Every one of us can make small changes to our style of communication in order to improve our ability to communicate. If we talk too much we can practice restraint and listening skills.
If we talk too loud or too soft we can practice adjusting the volume. If we are not particularly articulate we can learn by listening more to the words other people use in situations. If we anger quickly we can learn to take deep breaths and relax before responding. There are literally hundreds of ways to make small but significant changes to improve the quality of our communication and by learning from the techniques used by top communicators.
But the most important point is this. If you do take the time and trouble to improve the quality of your communication the rewards are truly amazing. Job interviews become much easier. People will ask your opinion more.
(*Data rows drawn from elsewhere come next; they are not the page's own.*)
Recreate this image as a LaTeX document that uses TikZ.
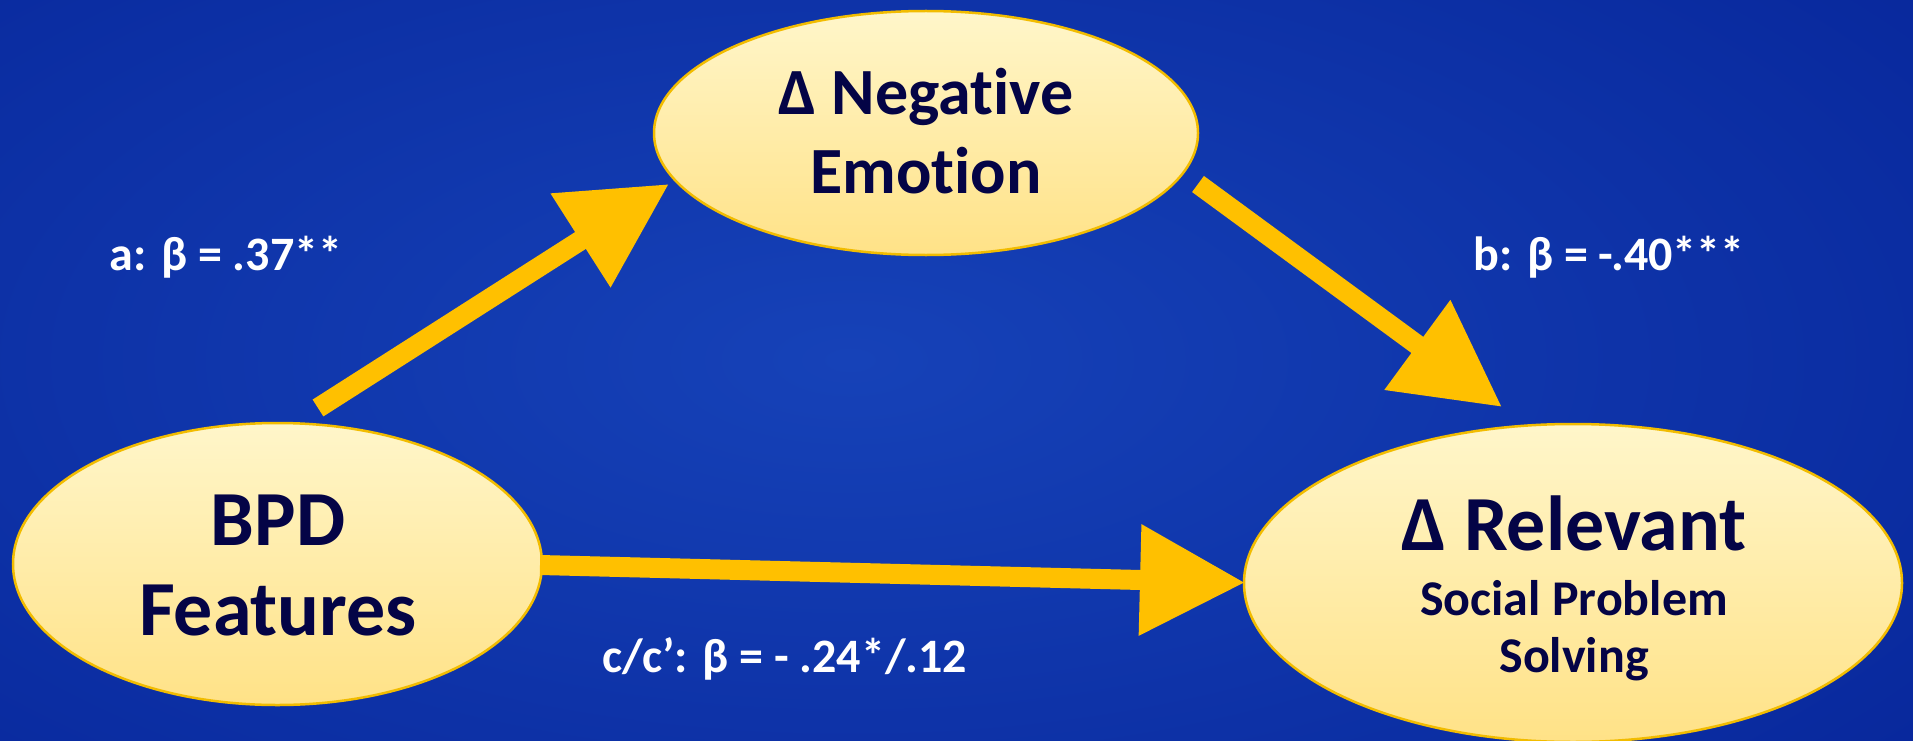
\documentclass[tikz,border=0pt]{standalone}
\usepackage{fontspec}
\setmainfont{Carlito}[Ligatures={NoCommon}]
\usetikzlibrary{arrows.meta,shapes.geometric}
\definecolor{bgIn}{RGB}{22,66,184}
\definecolor{bgOut}{RGB}{5,34,150}
\definecolor{ellTop}{RGB}{255,246,202}
\definecolor{ellBot}{RGB}{255,226,135}
\definecolor{ellLine}{RGB}{242,188,0}
\definecolor{arrowGold}{RGB}{255,192,0}
\definecolor{navyText}{RGB}{4,4,70}
\begin{document}
\begin{tikzpicture}[x=1pt,y=-1pt,
  ellnode/.style={ellipse, draw=ellLine, line width=2.5pt, top color=ellTop, bottom color=ellBot, inner sep=0pt},
  arr/.style={draw=arrowGold, line width=20pt, -{Triangle[length=105pt,width=106pt]}},
  intext/.style={text=navyText, font=\bfseries, inner sep=0pt, anchor=base},
  coef/.style={text=white, font=\bfseries\fontsize{48pt}{48pt}\selectfont, inner sep=0pt, anchor=base}
]
\clip (0,0) rectangle (1913,741);
\shade[inner color=bgIn, outer color=bgOut] (-800,-410) rectangle (2500,1130);

% ellipses
\node[ellnode, minimum width=544pt, minimum height=244pt] (neg) at (926,133) {};
\node[ellnode, minimum width=529pt, minimum height=282pt] (bpd) at (277.5,564) {};
\node[ellnode, minimum width=658pt, minimum height=318pt] (rel) at (1573,583) {};

% texts
\node[intext, font=\bfseries\fontsize{66pt}{66pt}\selectfont] (negA) at (926,115) {Δ Negative};
\node[intext, font=\bfseries\fontsize{66pt}{66pt}\selectfont] (negB) at (926,193) {Emotion};
\node[intext, font=\bfseries\fontsize{78pt}{78pt}\selectfont] (bpdA) at (278,545) {BPD};
\node[intext, font=\bfseries\fontsize{78pt}{78pt}\selectfont] (bpdB) at (278,635) {Features};
\node[intext, font=\bfseries\fontsize{78pt}{78pt}\selectfont] (relA) at (1574,550) {Δ Relevant};
\node[intext, font=\bfseries\fontsize{50pt}{50pt}\selectfont] (relB) at (1574,615) {Social Problem};
\node[intext, font=\bfseries\fontsize{50pt}{50pt}\selectfont] (relC) at (1574,672) {Solving};

% arrow end points
\coordinate (aTail) at (318,408);
\coordinate (aTip) at (669,184);
\coordinate (bTail) at (1198,184);
\coordinate (bTip) at (1502,407);
\coordinate (cTail) at (540,565);
\coordinate (cTip) at (1245,582.6);

\draw[arr] (aTail) -- (aTip);
\draw[arr] (bTail) -- (bTip);
\draw[arr] (cTail) -- (cTip);

% coefficients
\node[coef] (labA) at (226,270) {a: β = .37**};
\node[coef] (labB) at (1609,270) {b: β = -.40***};
\node[coef] (labC) at (785,672) {c/c’: β = - .24*/.12};
\end{tikzpicture}
\end{document}
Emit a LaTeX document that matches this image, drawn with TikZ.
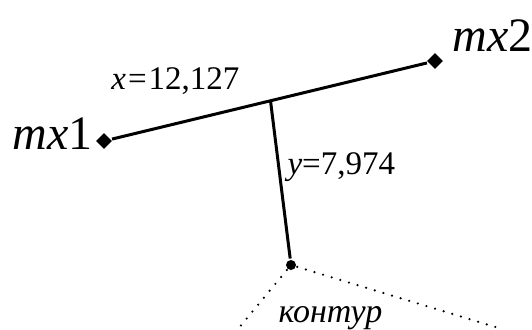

Friends will value your thoughts about things. People’s respect for you will grow enormously. Partners will listen more attentively.
If you are really serious about wanting to improve the quality of your life then take this simple tip to heart – improve the quality of your communication – improve your life.
In what ways do you think you could improve?
Everyone can improve the quality of their communication with a little thought and effort. Think about the ways in which you currently communicate (verbally at home and at work, on the phone, in written communications, e-mails etc.) In what ways do you think you could improve?
A good test is to record the sound of your own voice then play it back and judge it critically. Is your voice clear, precise, confident? Or is there room for improvement? Ask your friends for advice – do you overuse certain phrases? Do you mispronounce any particular words? Does your accent ‘get in the way’? Take note of your own thoughts and the advice of others then make a real effort to tackle any problem areas. Next time you are in a social situation listen to yourself speaking and be your own judge. More importantly listen closely to the voice, tone and words of good communicators around you. Try and learn from them and use what you have learned. The more you practice this exercise the more natural it will become.